>> Start SOURCE RECORDS

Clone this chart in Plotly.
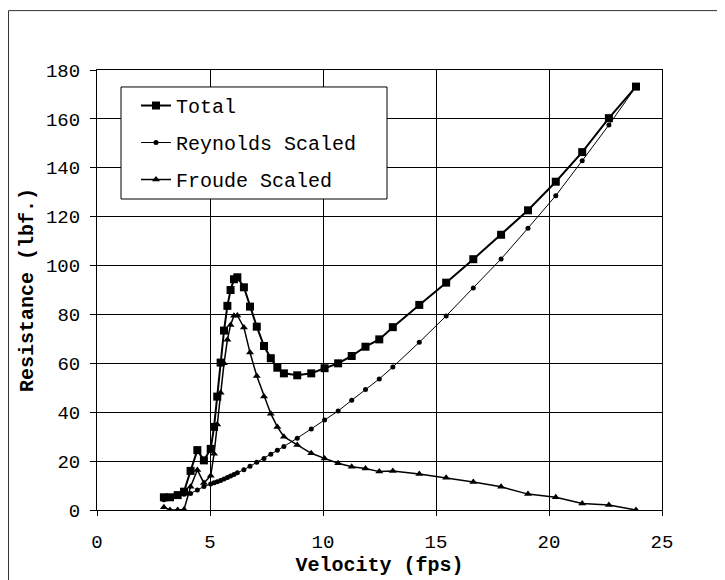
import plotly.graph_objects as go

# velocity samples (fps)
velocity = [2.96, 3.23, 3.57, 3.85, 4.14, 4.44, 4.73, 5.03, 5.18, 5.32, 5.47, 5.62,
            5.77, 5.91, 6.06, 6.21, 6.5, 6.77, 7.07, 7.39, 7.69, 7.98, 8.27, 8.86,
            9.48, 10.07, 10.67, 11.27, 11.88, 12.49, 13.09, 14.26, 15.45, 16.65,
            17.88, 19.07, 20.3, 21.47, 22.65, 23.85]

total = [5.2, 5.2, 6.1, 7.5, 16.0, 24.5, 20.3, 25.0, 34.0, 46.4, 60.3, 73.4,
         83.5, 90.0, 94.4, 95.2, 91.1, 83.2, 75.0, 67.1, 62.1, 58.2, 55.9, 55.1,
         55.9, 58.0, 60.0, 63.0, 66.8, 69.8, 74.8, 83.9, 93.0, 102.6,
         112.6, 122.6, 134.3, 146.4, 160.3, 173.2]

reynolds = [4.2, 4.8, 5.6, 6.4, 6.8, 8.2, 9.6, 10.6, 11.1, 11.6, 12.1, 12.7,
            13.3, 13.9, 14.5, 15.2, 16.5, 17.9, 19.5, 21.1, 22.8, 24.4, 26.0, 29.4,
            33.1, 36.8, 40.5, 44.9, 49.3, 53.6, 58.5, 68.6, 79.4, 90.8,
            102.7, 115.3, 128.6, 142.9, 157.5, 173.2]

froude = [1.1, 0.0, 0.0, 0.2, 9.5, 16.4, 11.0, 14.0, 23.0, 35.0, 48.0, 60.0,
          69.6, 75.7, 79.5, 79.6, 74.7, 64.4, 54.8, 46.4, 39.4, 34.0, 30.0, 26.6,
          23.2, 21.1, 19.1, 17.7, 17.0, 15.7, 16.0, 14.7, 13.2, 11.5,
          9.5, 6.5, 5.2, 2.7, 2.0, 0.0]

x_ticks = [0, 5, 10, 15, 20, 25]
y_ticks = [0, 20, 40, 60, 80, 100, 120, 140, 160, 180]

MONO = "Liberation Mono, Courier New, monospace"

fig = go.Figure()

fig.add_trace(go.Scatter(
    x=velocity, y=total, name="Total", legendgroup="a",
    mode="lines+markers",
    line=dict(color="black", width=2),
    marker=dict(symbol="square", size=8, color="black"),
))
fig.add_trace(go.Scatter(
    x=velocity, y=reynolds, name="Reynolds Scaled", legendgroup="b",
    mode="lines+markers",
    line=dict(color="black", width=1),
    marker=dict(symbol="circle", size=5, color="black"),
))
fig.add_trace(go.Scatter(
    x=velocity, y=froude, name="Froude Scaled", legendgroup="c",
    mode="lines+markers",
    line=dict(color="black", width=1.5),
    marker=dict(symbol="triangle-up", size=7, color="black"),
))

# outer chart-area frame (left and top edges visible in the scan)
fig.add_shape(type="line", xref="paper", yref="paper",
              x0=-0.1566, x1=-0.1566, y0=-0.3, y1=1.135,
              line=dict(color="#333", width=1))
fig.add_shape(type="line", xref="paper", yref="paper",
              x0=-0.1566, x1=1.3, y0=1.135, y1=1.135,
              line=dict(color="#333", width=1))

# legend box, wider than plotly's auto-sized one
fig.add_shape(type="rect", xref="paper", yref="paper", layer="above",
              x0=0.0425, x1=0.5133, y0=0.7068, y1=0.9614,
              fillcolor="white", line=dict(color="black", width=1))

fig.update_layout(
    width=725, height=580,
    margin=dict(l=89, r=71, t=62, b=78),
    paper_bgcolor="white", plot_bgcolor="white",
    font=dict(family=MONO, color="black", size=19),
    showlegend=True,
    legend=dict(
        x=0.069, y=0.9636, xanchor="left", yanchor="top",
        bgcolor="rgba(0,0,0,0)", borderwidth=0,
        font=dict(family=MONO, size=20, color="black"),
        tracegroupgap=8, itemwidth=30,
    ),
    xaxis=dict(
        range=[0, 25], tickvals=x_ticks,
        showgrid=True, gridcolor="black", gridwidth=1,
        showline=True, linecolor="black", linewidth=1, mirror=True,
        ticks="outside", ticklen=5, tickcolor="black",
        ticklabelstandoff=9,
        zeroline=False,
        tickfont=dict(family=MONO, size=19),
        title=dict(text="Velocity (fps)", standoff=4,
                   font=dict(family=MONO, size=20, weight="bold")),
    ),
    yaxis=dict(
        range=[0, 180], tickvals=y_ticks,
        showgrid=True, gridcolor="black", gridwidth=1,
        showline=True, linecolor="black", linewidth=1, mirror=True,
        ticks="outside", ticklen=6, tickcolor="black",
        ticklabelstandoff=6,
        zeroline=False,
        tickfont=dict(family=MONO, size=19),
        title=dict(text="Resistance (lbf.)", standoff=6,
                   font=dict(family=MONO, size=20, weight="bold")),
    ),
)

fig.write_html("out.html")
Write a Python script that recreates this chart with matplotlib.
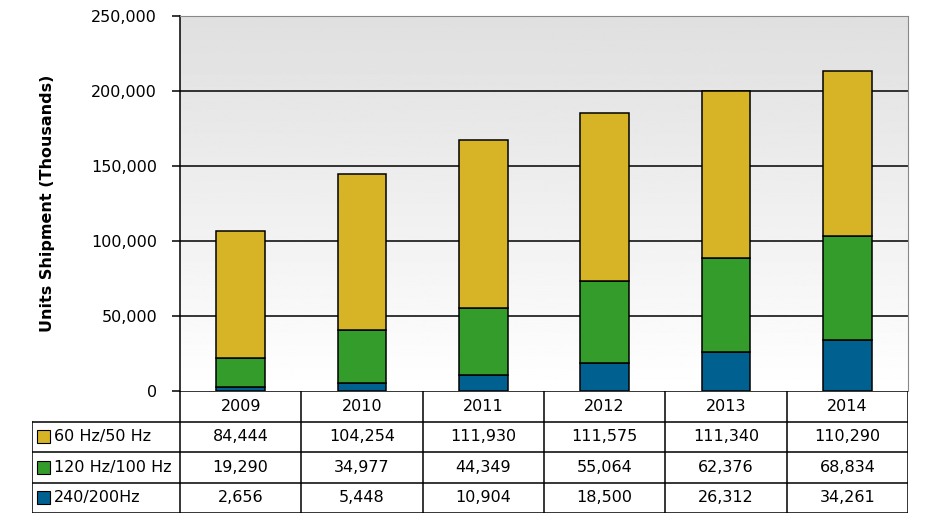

>> End SOURCE RECORDS

- SHORT EXERCISE: Exactly as written, repeat the lines from the beginning of the entries up to and including the line with "17.88, 19.07, 20.3, 21.47, 22.65, 23.85]", but not the pictures.

- ANSWER TO THIS PROBLEM:
Clone this chart in Plotly.
import plotly.graph_objects as go

# velocity samples (fps)
velocity = [2.96, 3.23, 3.57, 3.85, 4.14, 4.44, 4.73, 5.03, 5.18, 5.32, 5.47, 5.62,
            5.77, 5.91, 6.06, 6.21, 6.5, 6.77, 7.07, 7.39, 7.69, 7.98, 8.27, 8.86,
            9.48, 10.07, 10.67, 11.27, 11.88, 12.49, 13.09, 14.26, 15.45, 16.65,
            17.88, 19.07, 20.3, 21.47, 22.65, 23.85]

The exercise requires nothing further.